The last planted row is 1/2 radishes and 1/2 green onions. There's room for one more row after that that I will decide on in two weeks.
In the long run the perimeter will be home to perennials that rabbits really don't like. For now I'll put some marigolds in here and there among the chives to further discourage the bunnies.
Now we see what happens. It has been a fairly wet year up until the last week and there's lots of other food for the rabbits. I don't have any illusions that the garden is 100% varmint proof, the goal is really to simply make my veggies too difficult to bother with given all the other easily accessible foods. If everything survives the week then I'll lay out the soaker hose and use that to water from then on.
Complete the rabbit fence around the vegetable garden.
Get the flowers planted in the revamped raised bed out front.
Get the vegetable garden planted.
Got the first one done with the exception that my first idea for a gate isn't going to work. I'll pick up a couple of hinges and a latch and make one tomorrow. The chicken wire is 6" down, 6" out, and 2' above ground. The green fencing is just outside the chicken wire and goes 6" down and 30" above ground. I left a strip about 8" all around that I'm going to use for planting chives, marigolds, and other plants that rabbits don't like. I think I'll also use some of the border area to plant garlic this fall for next year. I don't think bunnies like garlic either. If I could I would plant little tiny land mines there, but I'll have to settle for plants.
I guess I'll find out if all of this works. You may need to enlarge the pic by clicking it to see everything.
Item #2 was completed late this afternoon:
Tomorrow night will be the new gate for the Dave Line and getting the veggies in. I'm still working on the layout, but I picked up 5 pepper and 5 tomato plants today and a bunch of seeds. I'll work out what I'm finally going to do by tomorrow night I think.
Minneapolis-The Department of Daveland Security announced today that construction of the long awaited anti-terrorist bunny barrier has begun. Secretary Luca Brasi, newly arrived on loan from the underworld, said he was pleased with the results so far and expected the barrier to be completed quickly.
"The excavation work is done and work on the fortifications will commence immediately," said Brasi. "A few of the guys didn't want to work tonight, but we gave them an offer they couldn't refuse. Reminded me of the old days. Heheheheh."
Brasi also revealed that the anti-terrorist bunny fortifications will officially be called the Dave Line, of course.
Reaction was swift and furious from the political wing of Bunnies United for Garden Sneaking.
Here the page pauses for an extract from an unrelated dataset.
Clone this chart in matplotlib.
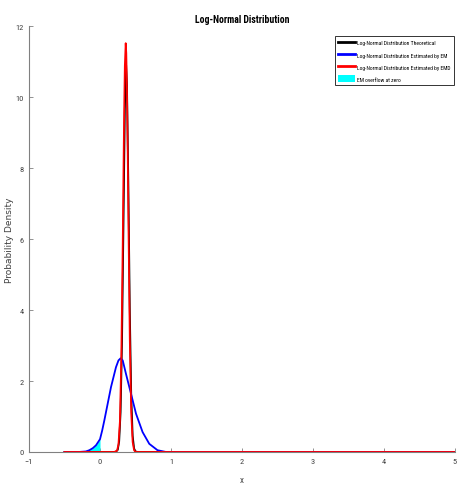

A spokesman for the group who goes by Peter, many bunnies only have one name, called the move "A horrible attempt to take food from the mouths of little bunnies."
Unofficial sources within the Dave E. administration report that the only response to that criticism was a maniacal laugh. More details as the situation develops.
Compost from last year is all tilled in and like the raised bed it's ready to go, with maybe just some slight grading adjustments. If we get rain or a thunderstorm now it won't make much of a difference for planting.
I think I'm going to go ahead with a permanent fence first before I plant anything. I'm 90% sure I can keep the rabbits and most other critters out(deer aren't a problem here). I'm pretty sure what I was planning wouldn't thwart a raccoon though. Yikes! I haven't seen any around here in years, but wouldn't that be just my luck to foil the rabbits only to see the raccoons come back?